Susan wrote an interesting blog post, and when my response hit, like, half a page, I thought that maybe I should just write about it here...
I accidentally introduced my parents to Facebook. In the Summer of 2008, a group of friends and I went to Vancouver, British Columbia for vacation. Every night I uploaded all the day's pictures to Facebook, mostly to get them off my camera and to make room for new pictures. When my mother called me to ask how the trip was going, what we'd done, I mentioned I had uploaded pictures to Facebook.
"I don't have Facebook," she had said. So I told her to have my brother log in to his account so she could see the pictures.
And that's where I went wrong.
Within an hour, I had two new friend requests: My father and my mother. "We wanted to see your pictures," my mother had said. "And your father wanted to comment on them." To this day, they still tell people, "Well, I only got on Facebook to see my daughter's Vancouver vacation photos."
It's now 2012. My sixty-one year old father can't go ten minutes without checking Facebook. He's friends with almost 200 people, all co-workers, old college buddies, and professionals in his field. He's constantly checking his Droid to see what his friends have posted to Facebook.

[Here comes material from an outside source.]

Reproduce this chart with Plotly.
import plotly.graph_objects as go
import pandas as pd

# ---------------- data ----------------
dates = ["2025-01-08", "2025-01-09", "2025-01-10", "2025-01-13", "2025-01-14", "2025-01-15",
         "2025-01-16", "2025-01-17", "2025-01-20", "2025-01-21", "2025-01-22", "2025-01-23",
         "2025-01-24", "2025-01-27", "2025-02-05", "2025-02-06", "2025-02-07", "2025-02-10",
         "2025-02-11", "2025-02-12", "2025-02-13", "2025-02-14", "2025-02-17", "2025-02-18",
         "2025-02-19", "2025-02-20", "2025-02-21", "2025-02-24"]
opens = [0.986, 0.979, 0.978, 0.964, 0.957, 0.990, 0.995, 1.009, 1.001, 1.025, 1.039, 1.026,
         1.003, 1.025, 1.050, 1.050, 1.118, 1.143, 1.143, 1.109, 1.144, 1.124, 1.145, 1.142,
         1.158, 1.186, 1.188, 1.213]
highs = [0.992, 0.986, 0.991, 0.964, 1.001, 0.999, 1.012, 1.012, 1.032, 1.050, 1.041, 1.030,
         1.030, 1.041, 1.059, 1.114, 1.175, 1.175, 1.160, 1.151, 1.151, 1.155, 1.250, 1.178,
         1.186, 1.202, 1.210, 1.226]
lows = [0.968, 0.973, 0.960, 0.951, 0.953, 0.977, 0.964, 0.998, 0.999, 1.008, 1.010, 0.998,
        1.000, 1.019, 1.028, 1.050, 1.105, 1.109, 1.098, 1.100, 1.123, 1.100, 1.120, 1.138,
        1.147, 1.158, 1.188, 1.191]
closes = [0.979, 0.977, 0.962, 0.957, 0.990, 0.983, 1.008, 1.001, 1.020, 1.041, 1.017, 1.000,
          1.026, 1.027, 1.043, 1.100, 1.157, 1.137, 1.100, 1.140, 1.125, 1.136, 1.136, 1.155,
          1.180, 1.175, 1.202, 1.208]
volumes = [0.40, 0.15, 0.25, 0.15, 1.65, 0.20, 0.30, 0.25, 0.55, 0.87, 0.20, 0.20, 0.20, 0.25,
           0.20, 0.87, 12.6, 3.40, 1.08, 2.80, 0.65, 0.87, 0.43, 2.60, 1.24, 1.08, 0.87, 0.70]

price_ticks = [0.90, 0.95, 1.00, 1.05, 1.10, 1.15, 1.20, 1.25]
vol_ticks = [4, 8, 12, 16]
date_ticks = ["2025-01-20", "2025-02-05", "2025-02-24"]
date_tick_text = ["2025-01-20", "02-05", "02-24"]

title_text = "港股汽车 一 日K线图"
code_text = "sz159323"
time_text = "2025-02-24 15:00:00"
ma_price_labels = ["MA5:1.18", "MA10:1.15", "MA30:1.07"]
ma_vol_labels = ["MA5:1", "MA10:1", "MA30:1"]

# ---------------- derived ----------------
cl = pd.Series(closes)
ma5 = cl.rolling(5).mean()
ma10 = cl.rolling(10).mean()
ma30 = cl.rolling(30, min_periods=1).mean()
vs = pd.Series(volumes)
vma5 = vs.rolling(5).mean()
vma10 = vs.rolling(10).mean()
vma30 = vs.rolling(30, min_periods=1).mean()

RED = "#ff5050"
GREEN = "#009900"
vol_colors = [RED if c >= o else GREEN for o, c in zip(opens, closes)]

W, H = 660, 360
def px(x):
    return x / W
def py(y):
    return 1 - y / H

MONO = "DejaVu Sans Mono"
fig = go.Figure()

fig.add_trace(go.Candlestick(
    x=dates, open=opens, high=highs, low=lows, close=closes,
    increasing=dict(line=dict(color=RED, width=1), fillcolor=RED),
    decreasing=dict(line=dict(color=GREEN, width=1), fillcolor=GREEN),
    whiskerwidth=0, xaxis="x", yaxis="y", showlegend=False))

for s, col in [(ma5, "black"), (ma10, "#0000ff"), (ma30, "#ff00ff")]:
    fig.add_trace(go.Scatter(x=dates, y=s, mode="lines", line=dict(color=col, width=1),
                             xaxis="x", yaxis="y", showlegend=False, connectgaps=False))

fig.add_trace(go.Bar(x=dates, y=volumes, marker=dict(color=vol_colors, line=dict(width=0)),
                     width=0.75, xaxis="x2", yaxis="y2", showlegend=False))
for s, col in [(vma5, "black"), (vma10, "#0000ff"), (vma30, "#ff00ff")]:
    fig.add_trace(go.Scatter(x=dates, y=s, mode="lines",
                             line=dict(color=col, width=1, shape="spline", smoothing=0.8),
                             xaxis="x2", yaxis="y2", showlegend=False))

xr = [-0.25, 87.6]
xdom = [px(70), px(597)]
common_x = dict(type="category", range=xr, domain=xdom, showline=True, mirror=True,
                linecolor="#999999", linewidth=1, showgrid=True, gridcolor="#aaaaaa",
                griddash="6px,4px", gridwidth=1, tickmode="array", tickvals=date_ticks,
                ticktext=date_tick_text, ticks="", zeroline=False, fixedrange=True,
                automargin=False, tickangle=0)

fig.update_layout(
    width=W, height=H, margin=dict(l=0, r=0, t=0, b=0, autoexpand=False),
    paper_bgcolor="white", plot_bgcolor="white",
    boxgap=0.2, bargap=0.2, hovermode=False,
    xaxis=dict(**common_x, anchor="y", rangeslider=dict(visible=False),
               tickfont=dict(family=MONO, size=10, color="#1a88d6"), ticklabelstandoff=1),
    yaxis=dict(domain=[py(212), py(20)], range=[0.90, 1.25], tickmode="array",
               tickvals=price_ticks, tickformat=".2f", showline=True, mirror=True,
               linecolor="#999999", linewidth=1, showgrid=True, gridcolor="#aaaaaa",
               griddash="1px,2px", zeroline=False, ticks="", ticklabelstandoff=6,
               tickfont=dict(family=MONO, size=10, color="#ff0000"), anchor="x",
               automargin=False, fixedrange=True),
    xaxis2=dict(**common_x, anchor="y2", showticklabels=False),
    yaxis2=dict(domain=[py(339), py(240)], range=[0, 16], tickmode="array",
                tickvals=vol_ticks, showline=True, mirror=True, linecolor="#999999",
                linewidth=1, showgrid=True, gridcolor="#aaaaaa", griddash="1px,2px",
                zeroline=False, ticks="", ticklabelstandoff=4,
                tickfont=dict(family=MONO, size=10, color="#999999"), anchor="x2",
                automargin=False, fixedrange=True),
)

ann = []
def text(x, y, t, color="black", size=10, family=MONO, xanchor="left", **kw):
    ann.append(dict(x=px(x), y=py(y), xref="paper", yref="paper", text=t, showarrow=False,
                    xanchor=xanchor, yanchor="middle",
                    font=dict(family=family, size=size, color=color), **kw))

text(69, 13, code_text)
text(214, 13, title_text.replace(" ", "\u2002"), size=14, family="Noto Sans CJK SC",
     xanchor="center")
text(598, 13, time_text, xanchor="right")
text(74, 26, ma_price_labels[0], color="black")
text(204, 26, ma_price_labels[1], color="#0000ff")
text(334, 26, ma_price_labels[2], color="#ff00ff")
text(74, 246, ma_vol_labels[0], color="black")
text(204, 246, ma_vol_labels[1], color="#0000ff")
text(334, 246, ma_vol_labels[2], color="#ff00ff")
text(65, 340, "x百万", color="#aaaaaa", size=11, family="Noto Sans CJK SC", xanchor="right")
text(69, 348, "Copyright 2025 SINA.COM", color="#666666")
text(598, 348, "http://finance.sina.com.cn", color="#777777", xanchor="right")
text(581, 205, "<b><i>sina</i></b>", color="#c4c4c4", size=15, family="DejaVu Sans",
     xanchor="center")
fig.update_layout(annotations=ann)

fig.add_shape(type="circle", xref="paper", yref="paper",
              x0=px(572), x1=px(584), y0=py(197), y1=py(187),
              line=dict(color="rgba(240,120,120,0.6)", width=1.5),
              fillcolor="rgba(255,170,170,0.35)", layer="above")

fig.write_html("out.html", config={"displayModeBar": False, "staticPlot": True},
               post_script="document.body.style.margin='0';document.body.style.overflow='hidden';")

"That's the only thing I don't like about this phone," he once told me. "The Facebook ap is crap."
And what does he write about on Facebook? Which bars he's visiting, where he's drinking, random thoughts that pop into his head... His last ten posts have mentioned beer six times. Normally I don't care what people write on Facebook, but he's friends with co-workers and professionals in his field. I really just want to say, "Dad, you're a VP within your company. You don't write about drinking and post nothing but pictures of GIR from Invader Zim!"
Not that he'd listen; he thinks it's all in good fun.

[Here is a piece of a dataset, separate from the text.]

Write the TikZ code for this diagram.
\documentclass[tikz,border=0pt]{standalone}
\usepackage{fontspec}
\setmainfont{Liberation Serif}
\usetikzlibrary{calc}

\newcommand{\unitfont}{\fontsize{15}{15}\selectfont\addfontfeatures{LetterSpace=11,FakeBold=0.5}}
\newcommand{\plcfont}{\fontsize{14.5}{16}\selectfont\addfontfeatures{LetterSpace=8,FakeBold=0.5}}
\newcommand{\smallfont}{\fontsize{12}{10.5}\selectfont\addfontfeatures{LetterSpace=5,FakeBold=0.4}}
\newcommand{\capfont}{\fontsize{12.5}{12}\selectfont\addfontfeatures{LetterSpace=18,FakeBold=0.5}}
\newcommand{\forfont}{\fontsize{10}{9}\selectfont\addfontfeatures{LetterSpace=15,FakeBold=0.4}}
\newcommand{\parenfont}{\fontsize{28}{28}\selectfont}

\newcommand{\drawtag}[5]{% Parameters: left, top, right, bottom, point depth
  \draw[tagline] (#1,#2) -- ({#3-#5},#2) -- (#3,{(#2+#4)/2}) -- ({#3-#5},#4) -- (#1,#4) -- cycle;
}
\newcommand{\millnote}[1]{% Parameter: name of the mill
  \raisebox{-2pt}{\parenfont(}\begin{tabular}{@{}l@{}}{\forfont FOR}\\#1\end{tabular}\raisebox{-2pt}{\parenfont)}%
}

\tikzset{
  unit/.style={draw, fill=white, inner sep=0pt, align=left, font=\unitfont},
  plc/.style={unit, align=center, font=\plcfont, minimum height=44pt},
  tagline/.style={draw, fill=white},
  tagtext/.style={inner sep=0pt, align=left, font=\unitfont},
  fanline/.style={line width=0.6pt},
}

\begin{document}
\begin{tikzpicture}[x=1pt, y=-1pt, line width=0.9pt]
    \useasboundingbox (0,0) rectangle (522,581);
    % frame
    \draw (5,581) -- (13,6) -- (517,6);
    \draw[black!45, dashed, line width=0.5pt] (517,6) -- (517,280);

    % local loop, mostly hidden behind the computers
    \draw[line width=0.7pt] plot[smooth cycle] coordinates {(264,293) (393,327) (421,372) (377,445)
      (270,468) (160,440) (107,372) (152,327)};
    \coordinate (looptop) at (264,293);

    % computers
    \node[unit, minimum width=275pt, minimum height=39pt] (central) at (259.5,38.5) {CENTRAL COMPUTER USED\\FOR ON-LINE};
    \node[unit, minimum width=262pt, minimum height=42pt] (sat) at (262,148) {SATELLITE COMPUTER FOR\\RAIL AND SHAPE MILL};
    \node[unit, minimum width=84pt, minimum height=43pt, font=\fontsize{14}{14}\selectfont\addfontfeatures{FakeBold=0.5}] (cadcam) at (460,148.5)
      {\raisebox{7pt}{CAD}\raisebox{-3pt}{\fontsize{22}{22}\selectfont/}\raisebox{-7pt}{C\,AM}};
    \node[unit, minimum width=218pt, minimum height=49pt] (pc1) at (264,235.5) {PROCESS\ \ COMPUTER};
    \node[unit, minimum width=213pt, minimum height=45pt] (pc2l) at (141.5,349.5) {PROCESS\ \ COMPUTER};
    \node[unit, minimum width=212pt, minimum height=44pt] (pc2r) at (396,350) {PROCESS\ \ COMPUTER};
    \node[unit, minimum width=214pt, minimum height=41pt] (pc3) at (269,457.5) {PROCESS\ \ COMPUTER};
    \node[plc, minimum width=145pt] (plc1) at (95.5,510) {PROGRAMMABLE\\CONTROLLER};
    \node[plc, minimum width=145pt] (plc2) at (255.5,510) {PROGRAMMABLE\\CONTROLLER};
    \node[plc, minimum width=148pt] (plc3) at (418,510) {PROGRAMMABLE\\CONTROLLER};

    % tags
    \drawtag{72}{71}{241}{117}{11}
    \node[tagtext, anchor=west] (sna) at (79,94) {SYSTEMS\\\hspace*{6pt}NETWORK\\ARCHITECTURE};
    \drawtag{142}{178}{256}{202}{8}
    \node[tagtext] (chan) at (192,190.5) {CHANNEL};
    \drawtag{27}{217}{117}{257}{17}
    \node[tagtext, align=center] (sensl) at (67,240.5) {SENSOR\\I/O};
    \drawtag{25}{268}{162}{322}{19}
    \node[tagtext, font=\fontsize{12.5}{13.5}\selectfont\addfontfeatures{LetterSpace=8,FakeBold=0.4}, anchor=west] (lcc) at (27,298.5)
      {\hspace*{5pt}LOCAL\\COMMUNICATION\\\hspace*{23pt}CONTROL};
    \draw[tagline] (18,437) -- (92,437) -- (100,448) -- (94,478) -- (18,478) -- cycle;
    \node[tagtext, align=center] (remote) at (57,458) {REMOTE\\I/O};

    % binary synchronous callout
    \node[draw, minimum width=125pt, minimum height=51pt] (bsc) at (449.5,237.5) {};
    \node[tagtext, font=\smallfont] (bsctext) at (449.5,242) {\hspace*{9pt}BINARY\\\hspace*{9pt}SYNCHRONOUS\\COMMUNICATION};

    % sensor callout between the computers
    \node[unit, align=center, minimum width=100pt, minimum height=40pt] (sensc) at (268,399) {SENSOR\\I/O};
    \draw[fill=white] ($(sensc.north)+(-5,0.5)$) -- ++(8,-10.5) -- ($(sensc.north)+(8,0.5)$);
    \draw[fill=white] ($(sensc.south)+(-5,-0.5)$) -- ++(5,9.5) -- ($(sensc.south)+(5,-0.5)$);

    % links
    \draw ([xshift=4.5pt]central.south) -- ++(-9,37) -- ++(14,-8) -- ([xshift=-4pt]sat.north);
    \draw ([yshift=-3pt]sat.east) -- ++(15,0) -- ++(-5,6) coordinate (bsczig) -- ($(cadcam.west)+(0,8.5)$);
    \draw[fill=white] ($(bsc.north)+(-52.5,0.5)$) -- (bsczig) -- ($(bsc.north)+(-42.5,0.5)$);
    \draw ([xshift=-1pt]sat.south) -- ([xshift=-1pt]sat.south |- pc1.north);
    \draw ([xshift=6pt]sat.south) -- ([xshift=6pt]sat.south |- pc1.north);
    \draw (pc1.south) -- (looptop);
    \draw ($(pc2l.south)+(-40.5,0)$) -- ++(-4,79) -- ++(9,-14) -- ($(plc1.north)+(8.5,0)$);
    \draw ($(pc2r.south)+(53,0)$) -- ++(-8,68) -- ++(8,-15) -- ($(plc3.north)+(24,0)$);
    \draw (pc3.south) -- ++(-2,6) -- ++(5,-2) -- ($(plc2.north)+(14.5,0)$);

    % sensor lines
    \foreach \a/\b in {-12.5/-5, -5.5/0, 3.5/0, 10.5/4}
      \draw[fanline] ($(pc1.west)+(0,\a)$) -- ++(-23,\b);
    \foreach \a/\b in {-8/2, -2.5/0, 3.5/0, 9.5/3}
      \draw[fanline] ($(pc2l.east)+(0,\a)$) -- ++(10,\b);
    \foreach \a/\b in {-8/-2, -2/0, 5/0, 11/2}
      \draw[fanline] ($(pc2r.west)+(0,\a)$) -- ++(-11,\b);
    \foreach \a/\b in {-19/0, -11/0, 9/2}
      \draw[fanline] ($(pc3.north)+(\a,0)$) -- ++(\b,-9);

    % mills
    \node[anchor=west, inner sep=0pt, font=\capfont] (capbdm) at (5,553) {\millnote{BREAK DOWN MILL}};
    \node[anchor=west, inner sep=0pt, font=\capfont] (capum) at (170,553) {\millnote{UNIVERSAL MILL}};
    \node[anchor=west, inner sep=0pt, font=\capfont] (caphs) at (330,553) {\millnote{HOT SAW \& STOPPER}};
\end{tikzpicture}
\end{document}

I made a rule not to friend anyone I work with. Not that I write anything bad (mostly it's Star Wars and video game related, with the occasional rant about a student), but that's not the point. I don't want to open a dialogue with my co-workers that isn't work-related. I have my Facebook page locked down so you can't search for me nor find me; I don't need my students friending me thinking it's okay. (I also don't need my friends' parents friending me, either, but that's another story.)

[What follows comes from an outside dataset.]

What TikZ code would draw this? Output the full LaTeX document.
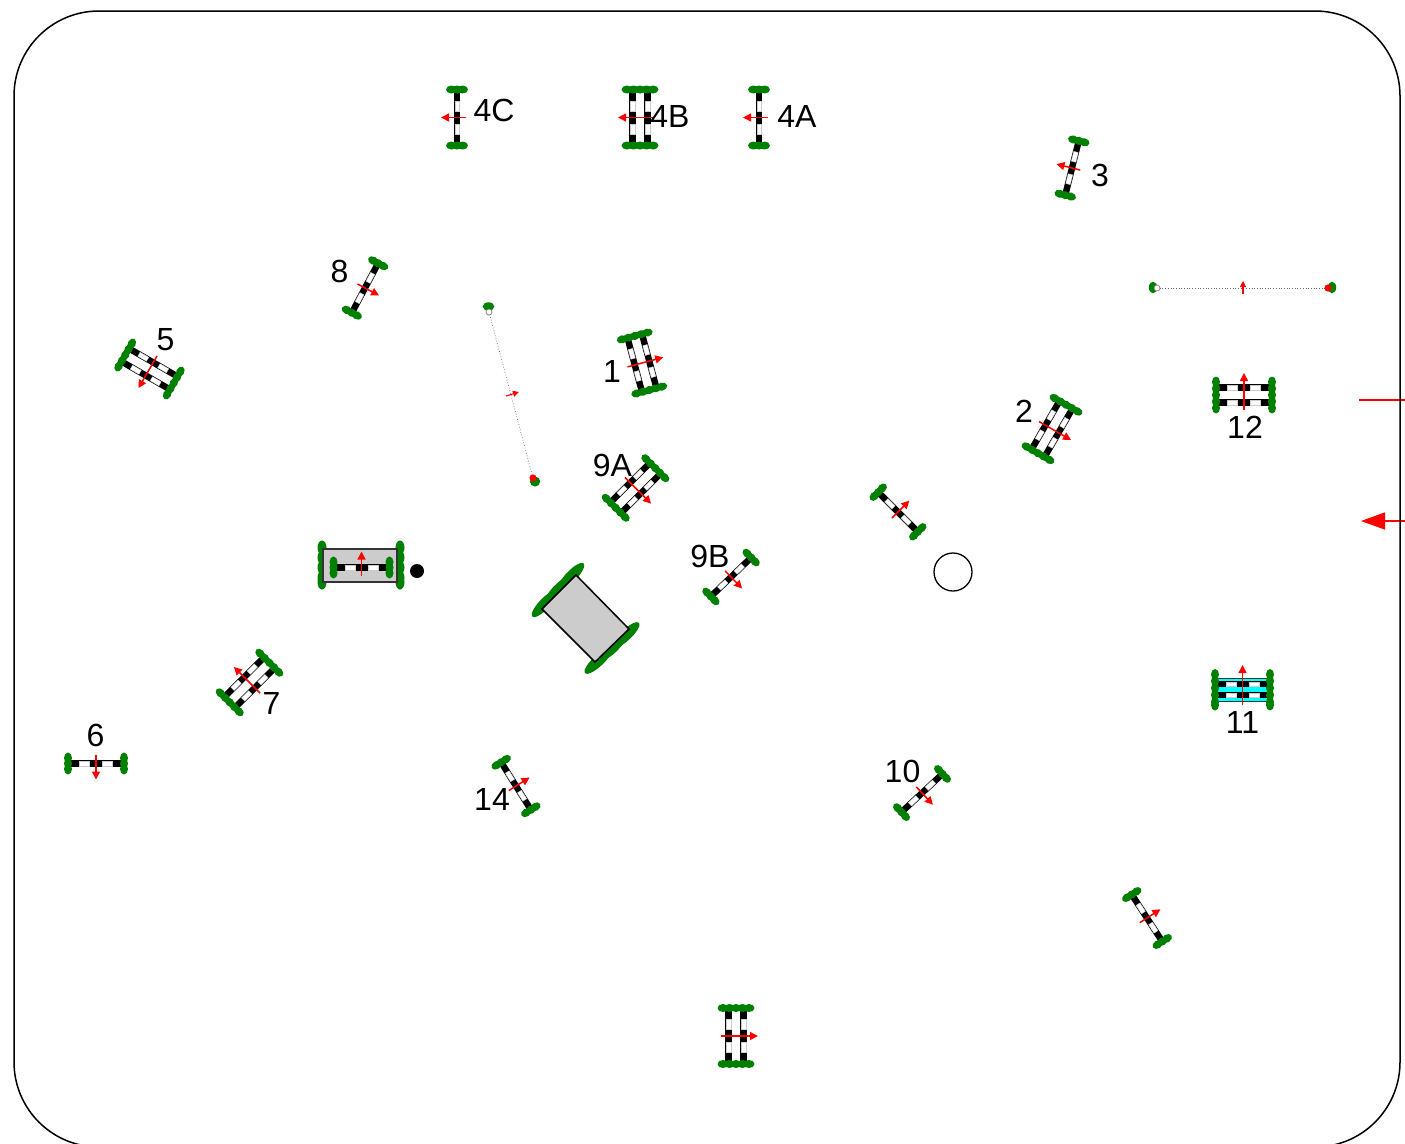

I am friends, however, with one co-worker at my university. She and I knew each other before she started working there, and it didn't feel right to unfriend her. I don't normally read her stuff, because we're not that close of friends anymore. But that doesn't stop me from judging her. She's getting married soon, and the other day posted how she's enrolled in an eight-week exercise bootcamp program to lose weight before the wedding.
I called a co-worker over to my desk and said, "Look what she just posted to Facebook!"
My co-worker rolled her eyes. "That woman is a STICK!" she said. "She doesn't have any weight to lose! What the hell is she thinking?" And we proceeded to spend the rest of the day mocking her.
Companies now want to check out potential employee's Facebook pages to see if there's any questionable material. I guess people are fast and loose with who they friend on Facebook, and companies want to make sure their employees aren't embarrassing. I feel it's an invasion of privacy, just like asking someone how old they are or whether they're married in a job interview. Again, not that I have anything to hide, but I wouldn't want to work for a company that demands I fork over my Facebook password. All they're going to see are photos from Vancouver and a couple vacations to Disney World, anyway.
When I first joined Facebook in 2004, it was a college-exclusive site. I compared it to an online phonebook; you could list all your contact information and that was about it. Later you could add photos, aps, status updates... And now it is what it is. Of the 123 people I'm friends with, I only communicate with, like, five of them. We post pictures and videos to each others walls, comment on occasional status updates, but that's about it. I check Facebook once a day, maybe two, just to see if there's anything new.
What has social media done to us, though? My father is always pulling out his phone to check Facebook. I remember people being upset I didn't have a MySpace page; now people look at your weird if you don't have a Facebook page let alone a Twitter account. Is it an addiction, or just the way people are now? Is it expected or assumed that everyone keeps up with the changing times? And when did that happen? When did keeping up with the latest technology and trends become common place? In the late 70s, my father was called a nerd and made fun of for building his own computer. Now if you don't have the latest iPad, there's something wrong with you.